10 Responses to “Petrossian”
  1. Corinne says:

    Looks like a fabulous meal!

  2. Sherm says:

    Meal looks delicious…and very well photographed to boot.

    *-you may or may not know, but German chocolate cake is named for its creator, Sam German, not the country. It *is* confusing as all get-out; it was probably much more clear under its old name, German’s chocolate cake.

    • Thanks Sherm! I’ve read that, actually, but it’s too easy to draw the conclusion of how there’s no coconuts in Germany… In any case, I should know enough to avoid all desserts labeled “German chocolate” anything, I just frequently forget that (since I rarely order chocolate desserts to begin with!).

      • Sherm says:

        Lol…you think “German” chocolate cake and it seems like a match made in Heaven. A chocolate cake made by the precise and detail-oriented Germans should be a thing of beauty. And definitely no coconut.

  3. T.C. says:

    Fish, fish, and more fish! It looks delightful.
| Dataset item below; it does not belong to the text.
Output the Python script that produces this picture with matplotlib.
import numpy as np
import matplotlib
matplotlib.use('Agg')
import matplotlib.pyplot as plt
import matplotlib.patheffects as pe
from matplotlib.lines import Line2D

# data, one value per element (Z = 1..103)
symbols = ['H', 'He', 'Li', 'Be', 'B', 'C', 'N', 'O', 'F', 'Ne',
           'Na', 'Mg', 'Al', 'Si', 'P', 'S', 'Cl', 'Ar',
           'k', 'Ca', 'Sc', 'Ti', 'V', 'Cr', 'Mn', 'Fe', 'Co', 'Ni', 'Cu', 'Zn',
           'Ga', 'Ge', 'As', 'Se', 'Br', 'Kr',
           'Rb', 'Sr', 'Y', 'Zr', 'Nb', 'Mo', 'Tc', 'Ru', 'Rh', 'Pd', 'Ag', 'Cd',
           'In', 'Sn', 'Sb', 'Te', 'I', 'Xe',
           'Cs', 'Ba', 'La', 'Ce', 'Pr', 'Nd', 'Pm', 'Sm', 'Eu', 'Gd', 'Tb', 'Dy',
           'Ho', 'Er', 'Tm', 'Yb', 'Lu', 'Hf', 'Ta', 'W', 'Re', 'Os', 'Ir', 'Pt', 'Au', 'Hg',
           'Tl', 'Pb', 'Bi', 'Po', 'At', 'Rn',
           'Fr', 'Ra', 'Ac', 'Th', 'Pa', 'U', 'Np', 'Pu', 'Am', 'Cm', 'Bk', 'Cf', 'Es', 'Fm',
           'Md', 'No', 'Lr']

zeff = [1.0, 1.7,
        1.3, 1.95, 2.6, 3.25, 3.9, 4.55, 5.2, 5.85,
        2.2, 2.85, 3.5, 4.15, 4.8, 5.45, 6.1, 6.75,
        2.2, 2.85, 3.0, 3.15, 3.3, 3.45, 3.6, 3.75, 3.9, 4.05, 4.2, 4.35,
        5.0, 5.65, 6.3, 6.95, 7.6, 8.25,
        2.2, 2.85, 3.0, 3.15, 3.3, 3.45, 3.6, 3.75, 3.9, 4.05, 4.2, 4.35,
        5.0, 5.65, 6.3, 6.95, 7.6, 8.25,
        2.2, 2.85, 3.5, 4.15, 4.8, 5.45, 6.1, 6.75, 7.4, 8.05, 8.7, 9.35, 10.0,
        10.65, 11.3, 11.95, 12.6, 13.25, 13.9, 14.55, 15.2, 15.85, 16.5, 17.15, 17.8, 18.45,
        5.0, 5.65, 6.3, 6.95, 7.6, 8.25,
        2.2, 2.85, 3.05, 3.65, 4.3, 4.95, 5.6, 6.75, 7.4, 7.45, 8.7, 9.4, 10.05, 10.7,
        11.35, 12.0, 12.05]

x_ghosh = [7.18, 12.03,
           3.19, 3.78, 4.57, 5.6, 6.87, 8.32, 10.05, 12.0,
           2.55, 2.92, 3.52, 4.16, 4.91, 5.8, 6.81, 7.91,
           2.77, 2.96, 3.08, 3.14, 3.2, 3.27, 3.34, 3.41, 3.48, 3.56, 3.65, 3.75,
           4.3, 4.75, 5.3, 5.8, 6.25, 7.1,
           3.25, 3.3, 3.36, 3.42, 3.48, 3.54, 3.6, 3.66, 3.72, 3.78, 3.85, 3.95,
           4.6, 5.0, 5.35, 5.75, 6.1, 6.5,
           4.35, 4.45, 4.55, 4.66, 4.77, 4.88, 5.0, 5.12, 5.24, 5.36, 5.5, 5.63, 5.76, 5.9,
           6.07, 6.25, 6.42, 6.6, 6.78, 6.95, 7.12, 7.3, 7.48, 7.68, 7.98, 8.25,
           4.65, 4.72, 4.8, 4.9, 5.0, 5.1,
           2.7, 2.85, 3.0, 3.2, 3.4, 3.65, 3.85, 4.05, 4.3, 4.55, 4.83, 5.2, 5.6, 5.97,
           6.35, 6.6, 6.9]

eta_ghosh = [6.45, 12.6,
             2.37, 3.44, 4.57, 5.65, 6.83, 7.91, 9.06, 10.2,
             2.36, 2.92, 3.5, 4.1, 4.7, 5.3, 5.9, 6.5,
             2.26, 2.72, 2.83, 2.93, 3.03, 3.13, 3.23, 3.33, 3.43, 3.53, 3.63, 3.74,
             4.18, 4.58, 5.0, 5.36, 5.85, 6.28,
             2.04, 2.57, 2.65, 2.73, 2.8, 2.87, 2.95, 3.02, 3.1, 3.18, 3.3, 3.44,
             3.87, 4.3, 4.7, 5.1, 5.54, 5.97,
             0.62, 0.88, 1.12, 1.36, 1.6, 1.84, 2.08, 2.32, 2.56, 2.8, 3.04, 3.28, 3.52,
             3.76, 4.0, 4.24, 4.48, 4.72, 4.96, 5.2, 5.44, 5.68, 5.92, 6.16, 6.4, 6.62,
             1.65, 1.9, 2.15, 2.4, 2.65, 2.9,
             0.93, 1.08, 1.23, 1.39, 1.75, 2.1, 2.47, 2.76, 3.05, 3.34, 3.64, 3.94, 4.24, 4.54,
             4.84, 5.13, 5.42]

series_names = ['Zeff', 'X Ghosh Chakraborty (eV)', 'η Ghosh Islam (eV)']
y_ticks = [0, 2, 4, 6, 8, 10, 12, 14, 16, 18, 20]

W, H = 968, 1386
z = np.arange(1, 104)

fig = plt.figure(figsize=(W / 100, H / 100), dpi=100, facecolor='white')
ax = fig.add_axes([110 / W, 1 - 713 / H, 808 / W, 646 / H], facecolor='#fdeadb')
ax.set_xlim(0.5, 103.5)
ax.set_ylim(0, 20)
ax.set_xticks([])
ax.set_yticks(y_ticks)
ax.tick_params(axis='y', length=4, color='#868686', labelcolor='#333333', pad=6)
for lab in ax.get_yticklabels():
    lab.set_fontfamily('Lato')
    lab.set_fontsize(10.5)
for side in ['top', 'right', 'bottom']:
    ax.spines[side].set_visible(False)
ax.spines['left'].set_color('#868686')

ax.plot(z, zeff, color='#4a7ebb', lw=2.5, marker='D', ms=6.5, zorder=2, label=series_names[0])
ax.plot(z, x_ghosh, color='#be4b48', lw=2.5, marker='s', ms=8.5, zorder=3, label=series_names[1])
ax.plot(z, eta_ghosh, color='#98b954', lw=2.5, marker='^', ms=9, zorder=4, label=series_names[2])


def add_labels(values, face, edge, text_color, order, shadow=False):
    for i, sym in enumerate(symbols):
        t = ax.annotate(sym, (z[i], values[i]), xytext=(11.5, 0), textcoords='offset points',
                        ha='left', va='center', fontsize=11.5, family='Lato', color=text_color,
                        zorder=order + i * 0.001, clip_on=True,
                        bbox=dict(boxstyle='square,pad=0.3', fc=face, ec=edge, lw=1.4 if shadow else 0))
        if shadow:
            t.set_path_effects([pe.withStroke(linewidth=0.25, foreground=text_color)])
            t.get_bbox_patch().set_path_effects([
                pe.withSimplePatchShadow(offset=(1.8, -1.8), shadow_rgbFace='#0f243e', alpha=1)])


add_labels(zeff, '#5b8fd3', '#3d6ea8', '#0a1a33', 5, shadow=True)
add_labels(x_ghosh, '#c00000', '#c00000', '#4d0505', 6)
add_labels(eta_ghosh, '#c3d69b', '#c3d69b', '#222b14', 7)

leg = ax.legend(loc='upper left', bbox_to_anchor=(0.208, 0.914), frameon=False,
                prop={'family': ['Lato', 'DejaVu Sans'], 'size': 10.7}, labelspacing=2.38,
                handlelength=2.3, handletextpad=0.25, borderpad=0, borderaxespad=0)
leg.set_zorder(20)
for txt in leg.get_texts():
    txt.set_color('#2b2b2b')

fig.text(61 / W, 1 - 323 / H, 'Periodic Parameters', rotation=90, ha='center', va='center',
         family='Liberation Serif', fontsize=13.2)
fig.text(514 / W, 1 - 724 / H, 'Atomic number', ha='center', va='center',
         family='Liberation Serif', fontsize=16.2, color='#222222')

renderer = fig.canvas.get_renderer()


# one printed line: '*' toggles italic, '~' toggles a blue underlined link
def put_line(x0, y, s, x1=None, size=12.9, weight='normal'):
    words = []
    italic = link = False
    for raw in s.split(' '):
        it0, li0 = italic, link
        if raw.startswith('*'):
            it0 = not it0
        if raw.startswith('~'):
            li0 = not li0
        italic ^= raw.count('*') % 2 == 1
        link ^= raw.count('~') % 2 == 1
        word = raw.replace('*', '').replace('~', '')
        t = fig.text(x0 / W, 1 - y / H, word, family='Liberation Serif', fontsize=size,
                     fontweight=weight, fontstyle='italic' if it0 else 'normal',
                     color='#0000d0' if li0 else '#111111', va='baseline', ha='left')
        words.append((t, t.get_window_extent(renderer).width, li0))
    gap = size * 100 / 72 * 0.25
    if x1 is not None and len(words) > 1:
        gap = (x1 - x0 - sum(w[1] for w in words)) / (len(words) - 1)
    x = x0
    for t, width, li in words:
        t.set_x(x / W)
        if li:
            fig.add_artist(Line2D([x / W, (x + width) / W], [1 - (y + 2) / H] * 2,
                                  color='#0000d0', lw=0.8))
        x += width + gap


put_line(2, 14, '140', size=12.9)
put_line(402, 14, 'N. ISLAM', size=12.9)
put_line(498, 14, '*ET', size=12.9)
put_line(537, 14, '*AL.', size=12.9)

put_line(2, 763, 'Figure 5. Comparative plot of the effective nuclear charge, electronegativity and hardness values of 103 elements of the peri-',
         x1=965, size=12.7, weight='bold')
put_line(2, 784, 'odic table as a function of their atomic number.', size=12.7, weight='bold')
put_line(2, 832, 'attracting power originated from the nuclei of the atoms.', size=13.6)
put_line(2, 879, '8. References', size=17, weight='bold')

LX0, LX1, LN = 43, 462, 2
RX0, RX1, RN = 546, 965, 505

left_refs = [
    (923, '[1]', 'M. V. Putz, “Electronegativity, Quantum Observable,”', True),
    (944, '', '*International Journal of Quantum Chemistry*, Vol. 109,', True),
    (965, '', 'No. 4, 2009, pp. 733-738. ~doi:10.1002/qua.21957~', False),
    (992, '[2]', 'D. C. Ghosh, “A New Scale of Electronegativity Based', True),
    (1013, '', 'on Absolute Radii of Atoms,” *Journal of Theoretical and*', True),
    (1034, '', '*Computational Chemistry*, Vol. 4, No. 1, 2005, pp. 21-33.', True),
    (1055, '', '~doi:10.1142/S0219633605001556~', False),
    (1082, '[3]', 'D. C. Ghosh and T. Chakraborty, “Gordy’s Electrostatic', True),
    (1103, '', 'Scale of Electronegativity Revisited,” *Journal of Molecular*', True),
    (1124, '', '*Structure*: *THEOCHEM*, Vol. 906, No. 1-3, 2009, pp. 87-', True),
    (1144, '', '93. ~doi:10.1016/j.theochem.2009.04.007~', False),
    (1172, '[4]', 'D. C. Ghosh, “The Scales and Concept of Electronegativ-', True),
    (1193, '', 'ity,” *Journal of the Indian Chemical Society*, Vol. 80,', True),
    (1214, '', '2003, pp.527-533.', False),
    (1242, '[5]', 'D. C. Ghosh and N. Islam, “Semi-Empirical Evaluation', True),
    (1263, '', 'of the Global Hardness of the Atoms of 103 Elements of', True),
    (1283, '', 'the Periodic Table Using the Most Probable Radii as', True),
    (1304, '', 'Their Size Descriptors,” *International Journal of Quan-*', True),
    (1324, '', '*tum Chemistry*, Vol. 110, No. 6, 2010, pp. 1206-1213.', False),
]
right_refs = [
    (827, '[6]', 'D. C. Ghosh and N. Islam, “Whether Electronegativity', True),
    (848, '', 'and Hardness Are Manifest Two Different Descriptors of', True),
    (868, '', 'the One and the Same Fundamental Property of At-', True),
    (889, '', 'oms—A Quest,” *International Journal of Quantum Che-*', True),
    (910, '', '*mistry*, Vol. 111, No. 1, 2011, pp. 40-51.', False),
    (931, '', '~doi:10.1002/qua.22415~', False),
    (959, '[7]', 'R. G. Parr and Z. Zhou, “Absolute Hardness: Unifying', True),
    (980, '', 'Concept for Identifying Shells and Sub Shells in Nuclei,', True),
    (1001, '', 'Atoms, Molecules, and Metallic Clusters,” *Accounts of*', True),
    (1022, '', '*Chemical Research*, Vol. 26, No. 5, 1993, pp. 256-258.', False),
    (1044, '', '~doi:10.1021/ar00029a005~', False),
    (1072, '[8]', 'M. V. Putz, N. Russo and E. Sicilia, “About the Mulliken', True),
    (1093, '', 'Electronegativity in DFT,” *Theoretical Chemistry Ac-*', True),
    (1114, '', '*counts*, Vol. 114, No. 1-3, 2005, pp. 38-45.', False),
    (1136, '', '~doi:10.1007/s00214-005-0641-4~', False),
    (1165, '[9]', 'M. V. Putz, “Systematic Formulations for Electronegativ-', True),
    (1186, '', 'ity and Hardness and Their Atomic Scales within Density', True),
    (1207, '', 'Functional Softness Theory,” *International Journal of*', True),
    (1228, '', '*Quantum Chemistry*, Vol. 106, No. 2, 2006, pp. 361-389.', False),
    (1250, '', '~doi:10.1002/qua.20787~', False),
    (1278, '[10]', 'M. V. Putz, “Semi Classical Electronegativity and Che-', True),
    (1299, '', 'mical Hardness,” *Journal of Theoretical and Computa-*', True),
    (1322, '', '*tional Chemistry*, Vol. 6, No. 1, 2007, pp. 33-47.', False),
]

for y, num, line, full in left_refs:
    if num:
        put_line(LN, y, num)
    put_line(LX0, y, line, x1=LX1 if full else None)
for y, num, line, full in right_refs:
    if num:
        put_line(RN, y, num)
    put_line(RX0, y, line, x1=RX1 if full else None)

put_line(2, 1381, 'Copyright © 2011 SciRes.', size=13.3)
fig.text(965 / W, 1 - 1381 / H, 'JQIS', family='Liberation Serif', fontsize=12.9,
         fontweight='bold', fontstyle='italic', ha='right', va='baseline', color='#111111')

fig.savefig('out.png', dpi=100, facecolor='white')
    Ice cream is boring? lol. Well, in a formal dinner setting perhaps unless it was on the side of the main dessert item!!

  4. hungry says:

    There’s a Mr. Petrossian? Woah!! Cool!

    I wish that one day I would just sit there and eat caviar until I say no more. Or fly to Russia to do it.

    • That’s exactly what I said when we met. I totally thought “there’s actually a Petrossian heir?!” and he had a super cool accent and all. It was fantastic; this might sound weird but to me, it was akin to meeting Maximilian Reidel – like, whaaaaaat?